Written instruction —
Go through the entries below and pick out every line with "code".

Data —
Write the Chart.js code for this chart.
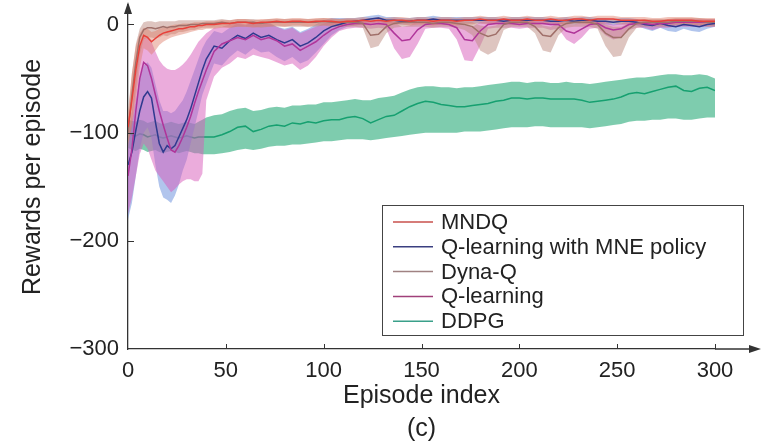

---

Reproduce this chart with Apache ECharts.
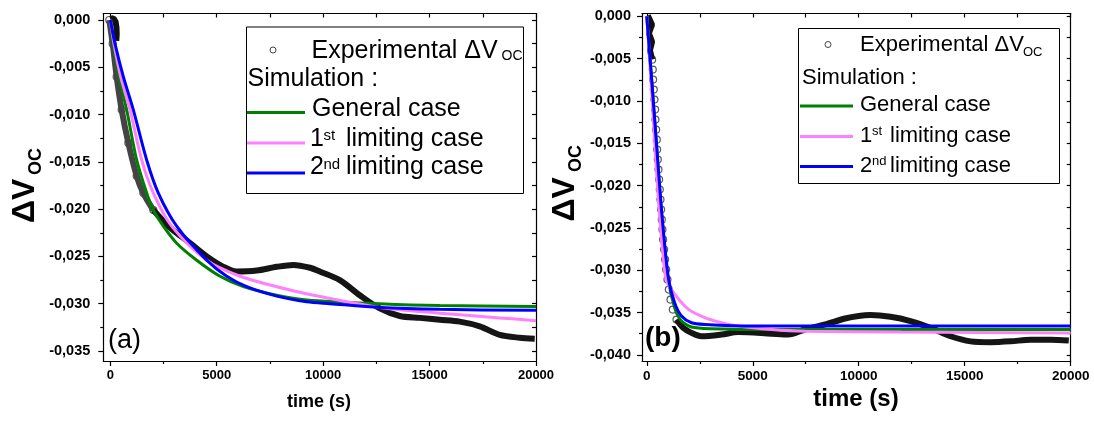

==

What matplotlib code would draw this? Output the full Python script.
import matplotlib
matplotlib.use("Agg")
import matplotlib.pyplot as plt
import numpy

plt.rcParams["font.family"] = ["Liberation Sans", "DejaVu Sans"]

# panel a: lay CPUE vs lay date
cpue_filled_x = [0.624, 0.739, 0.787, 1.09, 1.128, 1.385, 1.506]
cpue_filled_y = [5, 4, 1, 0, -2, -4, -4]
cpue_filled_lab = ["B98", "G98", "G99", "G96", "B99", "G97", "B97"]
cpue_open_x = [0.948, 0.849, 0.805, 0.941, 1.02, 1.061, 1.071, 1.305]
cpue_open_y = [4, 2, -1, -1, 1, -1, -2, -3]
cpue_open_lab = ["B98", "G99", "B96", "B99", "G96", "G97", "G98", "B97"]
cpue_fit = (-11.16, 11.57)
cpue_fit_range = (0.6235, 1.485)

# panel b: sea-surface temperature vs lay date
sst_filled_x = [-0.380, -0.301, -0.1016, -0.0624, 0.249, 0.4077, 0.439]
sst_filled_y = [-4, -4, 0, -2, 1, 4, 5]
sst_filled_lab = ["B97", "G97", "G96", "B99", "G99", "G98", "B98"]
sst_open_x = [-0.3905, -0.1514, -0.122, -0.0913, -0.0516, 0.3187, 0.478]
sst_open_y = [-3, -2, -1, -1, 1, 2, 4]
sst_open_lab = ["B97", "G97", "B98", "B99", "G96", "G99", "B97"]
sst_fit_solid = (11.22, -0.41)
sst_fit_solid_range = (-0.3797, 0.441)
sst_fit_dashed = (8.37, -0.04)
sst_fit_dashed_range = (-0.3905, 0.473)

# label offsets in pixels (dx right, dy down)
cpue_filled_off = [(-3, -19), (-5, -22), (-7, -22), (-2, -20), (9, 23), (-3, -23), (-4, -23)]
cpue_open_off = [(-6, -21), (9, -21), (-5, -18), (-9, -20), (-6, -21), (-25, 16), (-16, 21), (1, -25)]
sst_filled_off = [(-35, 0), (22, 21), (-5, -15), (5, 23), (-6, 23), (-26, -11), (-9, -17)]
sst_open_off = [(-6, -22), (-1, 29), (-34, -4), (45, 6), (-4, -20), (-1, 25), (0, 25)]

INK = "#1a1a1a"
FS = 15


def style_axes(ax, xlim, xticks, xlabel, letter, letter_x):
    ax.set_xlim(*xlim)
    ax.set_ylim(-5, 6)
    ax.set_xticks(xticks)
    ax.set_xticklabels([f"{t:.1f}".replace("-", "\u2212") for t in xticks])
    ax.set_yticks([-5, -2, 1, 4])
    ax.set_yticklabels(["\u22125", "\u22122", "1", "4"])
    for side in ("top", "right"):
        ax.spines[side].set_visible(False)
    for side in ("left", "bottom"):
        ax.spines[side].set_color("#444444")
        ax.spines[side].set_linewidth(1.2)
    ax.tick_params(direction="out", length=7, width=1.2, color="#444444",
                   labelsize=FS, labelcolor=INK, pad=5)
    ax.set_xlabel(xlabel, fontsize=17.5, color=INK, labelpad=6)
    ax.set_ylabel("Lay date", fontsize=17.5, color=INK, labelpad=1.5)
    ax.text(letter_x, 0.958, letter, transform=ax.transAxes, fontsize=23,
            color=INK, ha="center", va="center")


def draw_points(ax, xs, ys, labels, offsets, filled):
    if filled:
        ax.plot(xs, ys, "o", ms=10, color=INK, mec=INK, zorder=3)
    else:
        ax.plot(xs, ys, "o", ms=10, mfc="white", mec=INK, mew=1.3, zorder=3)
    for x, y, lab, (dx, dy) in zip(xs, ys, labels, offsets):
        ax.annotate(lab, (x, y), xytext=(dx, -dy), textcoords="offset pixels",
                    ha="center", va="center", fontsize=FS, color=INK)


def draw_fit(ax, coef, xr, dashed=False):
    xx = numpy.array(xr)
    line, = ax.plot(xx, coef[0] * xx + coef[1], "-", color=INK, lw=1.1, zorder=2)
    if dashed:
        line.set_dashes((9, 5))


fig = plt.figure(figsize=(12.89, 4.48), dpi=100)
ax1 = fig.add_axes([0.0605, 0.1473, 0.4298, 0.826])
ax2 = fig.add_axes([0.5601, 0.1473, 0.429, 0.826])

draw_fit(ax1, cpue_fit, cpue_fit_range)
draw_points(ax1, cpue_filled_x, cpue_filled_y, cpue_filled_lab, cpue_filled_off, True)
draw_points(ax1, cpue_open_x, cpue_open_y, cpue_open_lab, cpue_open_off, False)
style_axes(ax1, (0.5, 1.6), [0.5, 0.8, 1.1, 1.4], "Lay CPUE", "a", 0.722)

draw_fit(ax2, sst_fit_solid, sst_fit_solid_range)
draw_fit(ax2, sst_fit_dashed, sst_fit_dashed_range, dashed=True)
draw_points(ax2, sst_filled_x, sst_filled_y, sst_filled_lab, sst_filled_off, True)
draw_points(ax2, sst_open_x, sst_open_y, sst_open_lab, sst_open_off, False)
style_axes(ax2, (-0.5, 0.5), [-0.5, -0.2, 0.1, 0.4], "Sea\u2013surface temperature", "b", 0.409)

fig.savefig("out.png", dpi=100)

Response to this exercise —
Write the Chart.js code for this chart.
What matplotlib code would draw this? Output the full Python script.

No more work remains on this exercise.